Мне было уже 15 лет, и я по возрасту могла вступить в комсомол. У нас в классе было 65 % комсомольцев и 35 % вне комсомола, я хорошо помню визуально диаграмму на стене в классе. Комсомольских активистов у нас в классе, однако, не было. Никто не пробовал оказывать на меня давление. В 10-м же классе, первом в нашей школе, сделавшейся теперь и фактически десятилеткой, была ярая активистка Соня. Как-то она, пробегая мимо меня и Ваш на переменке, приостановилась и обратилась ко мне: «Когда же ты вступишь в комсомол? Все подруги в комсомоле». Как оборонное оружие, я опять выставила свои болезни, хотя этот аргумент становился не очень убедительным: мой дифтерит осенью 1935 года был моей последней болезнью, и после него я ни в 8-м, ни в 9-м классе не болела. Но я все же заговорила о том, как часто я раньше болела и не могла нести общественной нагрузки, а комсомол без общественной нагрузки — что же это было бы такое? Теперь я, правда, меньше болею, но надо еще обождать. Валя меня сейчас же поддержала: «В самом деле, она же не знала, что перестанет болеть». Соня отстала и больше не приставала. Позже Катя как-то сказала: «Вера, если ты хочешь в комсомол, то лучше еще в школе, здесь мы все можем поручиться, в университете будет труднее». За меня ответила тут же стоявшая Валя: «Вера никогда не пойдет в комсомол». Я промолчала, что было знаком согласия. Катя, конечно, не настаивала.

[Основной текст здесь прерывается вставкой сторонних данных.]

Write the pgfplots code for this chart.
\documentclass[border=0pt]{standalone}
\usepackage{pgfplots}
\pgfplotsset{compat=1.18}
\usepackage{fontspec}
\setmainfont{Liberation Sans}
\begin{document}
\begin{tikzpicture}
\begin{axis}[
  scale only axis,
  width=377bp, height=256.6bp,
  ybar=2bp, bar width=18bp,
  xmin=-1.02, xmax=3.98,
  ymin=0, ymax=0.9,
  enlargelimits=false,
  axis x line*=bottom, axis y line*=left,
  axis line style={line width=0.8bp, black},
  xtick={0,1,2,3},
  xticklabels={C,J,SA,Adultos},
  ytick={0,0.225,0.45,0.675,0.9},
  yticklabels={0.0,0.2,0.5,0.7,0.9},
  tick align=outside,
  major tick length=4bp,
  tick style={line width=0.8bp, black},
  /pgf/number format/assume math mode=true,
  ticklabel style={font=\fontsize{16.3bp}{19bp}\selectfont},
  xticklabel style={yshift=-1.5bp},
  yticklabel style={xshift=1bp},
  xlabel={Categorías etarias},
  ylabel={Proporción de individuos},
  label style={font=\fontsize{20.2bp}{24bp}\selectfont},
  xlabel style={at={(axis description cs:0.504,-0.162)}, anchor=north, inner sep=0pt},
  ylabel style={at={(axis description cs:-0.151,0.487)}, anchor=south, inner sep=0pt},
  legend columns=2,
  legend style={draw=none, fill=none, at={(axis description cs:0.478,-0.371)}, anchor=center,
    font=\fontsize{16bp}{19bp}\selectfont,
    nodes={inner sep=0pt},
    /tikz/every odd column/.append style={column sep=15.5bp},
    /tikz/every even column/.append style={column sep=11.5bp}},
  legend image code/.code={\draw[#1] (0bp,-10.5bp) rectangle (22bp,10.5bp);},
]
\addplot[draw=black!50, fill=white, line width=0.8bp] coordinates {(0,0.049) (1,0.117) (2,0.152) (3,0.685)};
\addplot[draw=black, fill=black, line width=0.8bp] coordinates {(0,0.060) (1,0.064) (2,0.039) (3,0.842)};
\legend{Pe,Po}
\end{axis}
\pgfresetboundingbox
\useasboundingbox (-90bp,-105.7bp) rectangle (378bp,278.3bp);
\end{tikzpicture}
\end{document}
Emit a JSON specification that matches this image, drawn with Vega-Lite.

И тем не менее, у меня было короткое искушение. Как объяснить его в свете сказанного о моем отношении к советской власти, к Сталину. Причины носили локальный характер. Если б вокруг меня были комсомольцы и комсомолки вроде Сони, активисты, к которым я чувствовала отвращение, мне бы такая мысль и в голову не пришла. Но в своем классе, с которым я тогда уже сжилась и считала себя его частью, не было активистов. Ни от одного из наших комсомольцев или комсомолок я не слышат ни защиты марксизма-ленинизма, ни восхваления советской власти. Об этом просто не говорили. Так создавалась иллюзия, что можно делать что-то полезное в местном масштабе, теснее включиться в группу, большинство которой все же было в комсомоле, и при этом ничем не запачкаться. Странное, почти островное положением школы и особенно нашего класса смазывало контуры настоящего комсомола. «В университете будет иначе», — сказала Катя, имея в виду трудность вступления в комсомол. Но в университете оказалось иначе совсем в другом смысле, и сама Катя безумно жалела, что в школе вступила в комсомол.